I don’t know about you, but I hate vomit, bacteria and any microorganisms that are going to wreak havoc on me or my loved ones.  What I hate even more is the image of God vomiting me out because I’m lukewarm in my faith, having made my Bible reading an item on a checklist.  I don’t want my answers to the hard questions to be “maybe”.  Instead I want to make a commitment to “meditate on holy and heavenly truths.”

The second part that really jumped out on me was the part that says, “it’s not a bee’s touching a flower that gathers the honey, but her abiding for a time upon the flower that draws out the sweet.”  A bee spends a good deal of its’ day gathering nectar.  According to the Apex Bee Company, one bee visits 50-100 flowers during each collection trip and can harvest several thousand flowers in a day, making twelve or more trips gathering pollen and nectar.  They can’t just touch the flower, the bee has to suck up all the nectar it can with its proboscis.  The bee diligently spends time and effort in performing its task.  Despite all its work, in a bee’s short life span, it ends up making only 1 ½ teaspoons of honey.

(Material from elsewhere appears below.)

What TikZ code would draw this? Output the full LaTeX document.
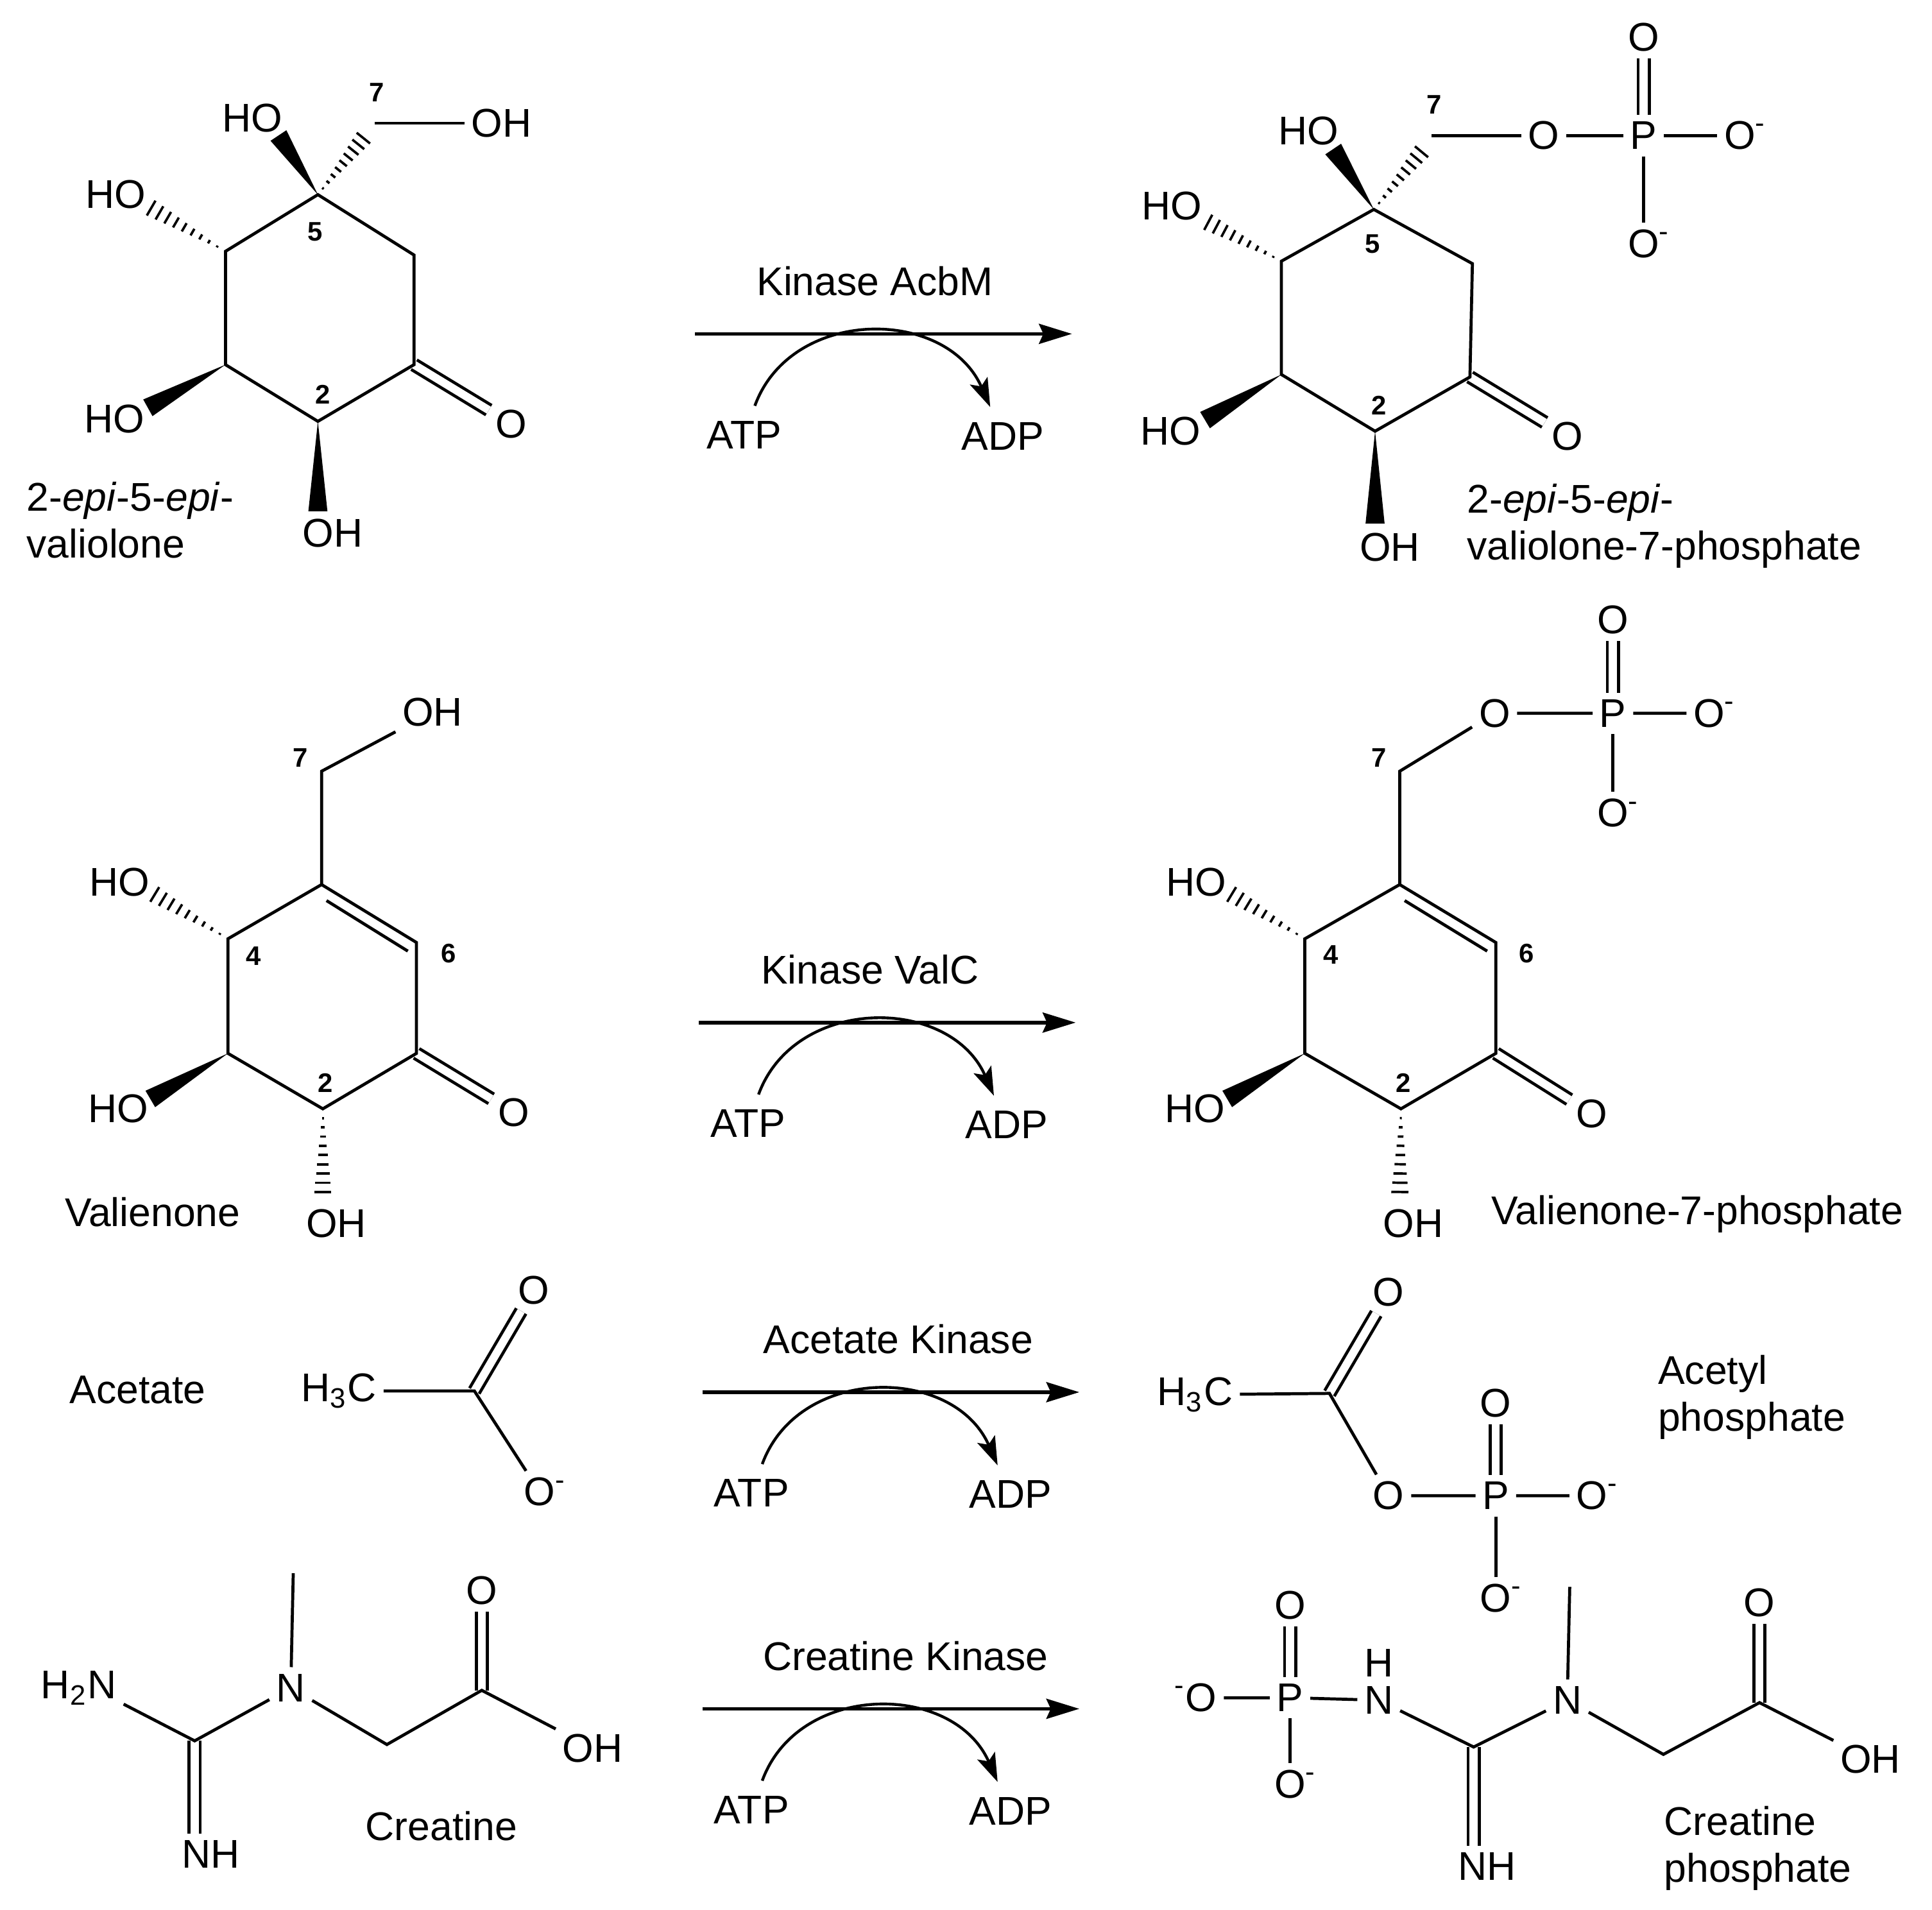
\documentclass[tikz,border=0pt]{standalone}
\usepackage{fontspec}
\setmainfont{Liberation Sans}
\usetikzlibrary{calc, arrows.meta}
\newcommand{\nega}{\rlap{\textsuperscript{-}}}
\newcommand{\negb}{\llap{\textsuperscript{-}}}
\newcommand{\solidbond}[2]{\fill (#1)--($(#2)!2.2pt!90:(#1)$)--($(#2)!2.2pt!-90:(#1)$)--cycle;}
\newcommand{\hashbond}[2]{
\foreach \f in {.1,.2,.3,.4,.5,.6,.7,.8,.9,1}
{
    \draw[hashline]($(#1)!\f!(#2)!\f*2.2pt!90:(#2)$)--($(#1)!\f!(#2)!\f*2.2pt!-90:(#2)$);
}}
\tikzset{
    atom/.style={inner sep=1.4pt, font=\fontsize{9.25}{11}\selectfont},
    num/.style={inner sep=0pt, font=\fontsize{6.2}{7.5}\selectfont\bfseries},
    caption/.style={inner sep=0pt, anchor=west, align=left, font=\fontsize{9.25}{10.8}\selectfont},
    enzyme/.style={font=\fontsize{9.25}{11}\selectfont},
    bond/.style={line width=.7pt},
    dbond/.style={line width=.7pt, double, double distance=1.85pt},
    hashline/.style={line width=.55pt},
    reaction/.style={line width=.85pt, -{Stealth[length=7.6pt, width=4.6pt, inset=1pt]}},
    cofactor/.style={line width=.65pt, -{Stealth[length=6.6pt, width=4.4pt, inset=1.4pt]}}
}
\begin{document}
\begin{tikzpicture}[x=0.01cm, y=-0.01cm]
\useasboundingbox (0,0) rectangle (1568,1550.2);

% 2-epi-5-epi-valiolone
\foreach \n/\x/\y in {a1/336/296, a2/258/342, a3/183/296, a4/183/204, a5/258/158, a6/336/207, a7/304/100, a7h/299/107, a5w/226/110, a4w/116/165, a3w/120/331, a2w/258/415}
{
    \coordinate (\n) at (\x,\y);
}
\foreach \n/\x/\y/\t in {aoh/407/100/OH, aho1/205/96/HO, aho2/94/158/HO, aho3/93/340/HO, aoh2/270/433/OH, ao/415/344/O}
{
    \node[atom] (\n) at (\x,\y) {\t};
}
\foreach \n/\x/\y/\t in {an7/306/75/7, an5/256/188/5, an2/262/320/2}
{
    \node[num] (\n) at (\x,\y) {\t};
}
\draw[dbond](a1)--(ao);
\draw[bond](a1)--(a2)--(a3)--(a4)--(a5)--(a6)--cycle;
\draw[bond](a7)--(aoh);
\solidbond{a5}{a5w}
\solidbond{a3}{a3w}
\solidbond{a2}{a2w}
\hashbond{a5}{a7h}
\hashbond{a4}{a4w}
\node[caption] (acap) at (21,422) {2-\textit{epi}-5-\textit{epi}-\\valiolone};

% 2-epi-5-epi-valiolone-7-phosphate
\foreach \n/\x/\y in {b1/1193/306, b2/1116/350, b3/1040/304, b4/1040/212, b5/1115/170, b6/1195/214, b7/1162/110, b7h/1158/118, b5w/1082/121, b4w/974/177, b3w/978/341, b2w/1116/425}
{
    \coordinate (\n) at (\x,\y);
}
\foreach \n/\x/\y/\t in {bho1/1062/106/HO, bho2/951/167/HO, bho3/950/350/HO, boh/1128/444/OH, bo/1272/354/O, bo7/1253/110/O, bp/1334/110/P, bo1/1334/30/O, bo2/1412/110/O\nega, bo3/1334/198/O\nega}
{
    \node[atom] (\n) at (\x,\y) {\t};
}
\foreach \n/\x/\y/\t in {bn7/1164/85/7, bn5/1114/198/5, bn2/1119/329/2}
{
    \node[num] (\n) at (\x,\y) {\t};
}
\draw[dbond](b1)--(bo);
\draw[dbond](bp)--(bo1);
\draw[bond](b1)--(b2)--(b3)--(b4)--(b5)--(b6)--cycle;
\draw[bond](b7)--(bo7)--(bp)--(bo2);
\draw[bond](bp)--(bo3);
\solidbond{b5}{b5w}
\solidbond{b3}{b3w}
\solidbond{b2}{b2w}
\hashbond{b5}{b7h}
\hashbond{b4}{b4w}
\node[caption] (bcap) at (1190,427) {2-\textit{epi}-5-\textit{epi}-\\valiolone-7-phosphate};

% valienone
\foreach \n/\x/\y in {c1/338/855, c2/262/900, c3/185/855, c4/185/762, c5/261/718, c6/338/765, c7/261/626, c5i/265/731, c6i/331/772, c4w/119/722, c3w/122/892, c2w/262/975}
{
    \coordinate (\n) at (\x,\y);
}
\foreach \n/\x/\y/\t in {coh/351/578/OH, cho1/97/716/HO, cho2/96/900/HO, coh2/273/993/OH, co/417/903/O}
{
    \node[atom] (\n) at (\x,\y) {\t};
}
\foreach \n/\x/\y/\t in {cn7/244/615/7, cn4/206/776/4, cn6/364/774/6, cn2/264/879/2}
{
    \node[num] (\n) at (\x,\y) {\t};
}
\draw[dbond](c1)--(co);
\draw[bond](c1)--(c2)--(c3)--(c4)--(c5)--(c6)--cycle;
\draw[bond](c5i)--(c6i);
\draw[bond](c5)--(c7)--(coh);
\solidbond{c3}{c3w}
\hashbond{c4}{c4w}
\hashbond{c2}{c2w}
\node[caption] (ccap) at (52,984) {Valienone};

% valienone-7-phosphate
\foreach \n/\x/\y in {d1/1214/855, d2/1137/900, d3/1059/855, d4/1059/762, d5/1136/718, d6/1214/765, d7/1136/626, d5i/1140/731, d6i/1207/772, d4w/993/722, d3w/996/892, d2w/1136/975}
{
    \coordinate (\n) at (\x,\y);
}
\foreach \n/\x/\y/\t in {dho1/971/716/HO, dho2/970/900/HO, doh/1147/993/OH, do/1292/904/O, do7/1213/579/O, dp/1309/579/P, do1/1309/503/O, do2/1387/579/O\nega, do3/1309/660/O\nega}
{
    \node[atom] (\n) at (\x,\y) {\t};
}
\foreach \n/\x/\y/\t in {dn7/1119/615/7, dn4/1080/775/4, dn6/1239/774/6, dn2/1139/879/2}
{
    \node[num] (\n) at (\x,\y) {\t};
}
\draw[dbond](d1)--(do);
\draw[dbond](dp)--(do1);
\draw[bond](d1)--(d2)--(d3)--(d4)--(d5)--(d6)--cycle;
\draw[bond](d5i)--(d6i);
\draw[bond](d5)--(d7)--(do7)--(dp)--(do2);
\draw[bond](dp)--(do3);
\solidbond{d3}{d3w}
\hashbond{d4}{d4w}
\hashbond{d2}{d2w}
\node[caption] (dcap) at (1210,985.5) {Valienone-7-phosphate};

% acetate and acetyl phosphate
\coordinate (e1) at (385,1129);
\coordinate (f1) at (1079,1131);
\foreach \n/\x/\y/\t in {ech/275/1129/H\textsubscript{3}C, eo1/433/1047/O, eo2/438/1211/O\nega, fch/970/1132/H\textsubscript{3}C, fo1/1127/1049/O, fo2/1127/1214/O, fp/1214/1214/P, fo3/1214/1139/O, fo4/1292/1214/O\nega, fo5/1214/1297/O\nega}
{
    \node[atom] (\n) at (\x,\y) {\t};
}
\draw[dbond](e1)--(eo1);
\draw[bond](ech)--(e1)--(eo2);
\draw[dbond](f1)--(fo1);
\draw[dbond](fp)--(fo3);
\draw[bond](fch)--(f1)--(fo2)--(fp)--(fo4);
\draw[bond](fp)--(fo5);
\node[caption] (ecap) at (56,1128) {Acetate};
\node[caption] (fcap) at (1345,1134) {Acetyl\\phosphate};

% creatine
\foreach \n/\x/\y in {g1/158/1413, g2/314/1416, g3/391/1372, g4/238/1277}
{
    \coordinate (\n) at (\x,\y);
}
\foreach \n/\x/\y/\t in {gnh2/64/1370/H\textsubscript{2}N, gn/236/1370/N, go/391/1291/O, goh/481/1419/OH, gnh/171/1505/NH}
{
    \node[atom] (\n) at (\x,\y) {\t};
}
\draw[dbond](g3)--(go);
\draw[dbond](g1)--(g1|-gnh.north);
\draw[bond](gnh2.-20)--(g1)--(gn)--(g2)--(g3)--(goh);
\draw[bond](g4)--(gn);
\node[caption] (gcap) at (296,1482) {Creatine};

% creatine phosphate
\foreach \n/\x/\y in {h1/1196/1418, h2/1350/1424, h3/1428/1382, h4/1274/1288}
{
    \coordinate (\n) at (\x,\y);
}
\foreach \n/\x/\y/\t in {ho1/975/1378/\negb O, hp/1047/1378/P, ho2/1047/1303/O, ho3/1047/1448/O\nega, hh/1119/1350/H, hn1/1119/1380/N, hn2/1272/1380/N, ho4/1428/1301/O, hoh/1518/1428/OH, hnh/1207/1515/NH}
{
    \node[atom] (\n) at (\x,\y) {\t};
}
\draw[dbond](h3)--(ho4);
\draw[dbond](hp)--(ho2);
\draw[dbond](h1)--(h1|-hnh.north);
\draw[bond](ho1)--(hp)--(hn1)--(h1)--(hn2)--(h2)--(h3)--(hoh);
\draw[bond](hp)--(ho3);
\draw[bond](h4)--(hn2);
\node[caption] (hcap) at (1350,1500) {Creatine\\phosphate};

% reaction arrows
\foreach \r/\x/\y/\lx/\t in {1/564/271/710/Kinase AcbM, 2/567/830/706/Kinase ValC, 3/570/1130/729/Acetate Kinase, 4/570/1387/735/Creatine Kinase}
{
    \coordinate (s\r) at (\x,\y);
    \coordinate (e\r) at (\x+306,\y);
    \node[enzyme] (enz\r) at (\lx,\y-43) {\t};
    \node[enzyme] (atp\r) at (\x+40,\y+82) {ATP};
    \node[enzyme] (adp\r) at (\x+250,\y+83) {ADP};
    \draw[reaction](s\r)--(e\r);
    \draw[cofactor](atp\r) .. controls (\x+78,\y-22) and (\x+204,\y-22) .. (adp\r);
}
\end{tikzpicture}
\end{document}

Now, all this work might seem futile.  Only 1 ½ teaspoons of honey, that hardly seems worth the effort!  Yet, if I measure carefully, this is all the honey I need to sweeten my cup of tea.  It is the perfect balance to brighten the flavors of the herbal tea with a touch of sweetness.  Two teaspoons of honey is typically the recommended amount to help soothe a cough in the evening, in order to provide a good night’s rest.  And a little exposure to local honey on a regular basis can help reduce allergies.  These little amounts of honey go a long way in providing sweetness, relief and inoculation.

My effort in spending time in God’s word is not futile.  When I take the time to digest the scriptures, research the original language, and study the broad concepts of God’ message to us, I can really taste the sweetness of God’s love for me.  If I take the time to ponder a scripture and meditate upon its meaning, I can have relief in the midst of daily stresses and conflicts.  If I take the time to apply the scriptures to my life, I can inoculate myself against sin and its effects.  The key is to take time and not make it an item on my check list.

After reading that quote, and feeling the conviction that I needed to repent of my hasty reading, I spent some additional time in my Bible, pondering scriptures that stood out to me.  I shared a thought I had about a scripture with my daughter, and we discussed what it meant to us.  It was a beautiful conversation about God’s word, and it was “sweeter to me than honey to my mouth.”  My goal this year is to be more conscientious of my personal devotions and to imagine a bee and honey as I dive into God’s word.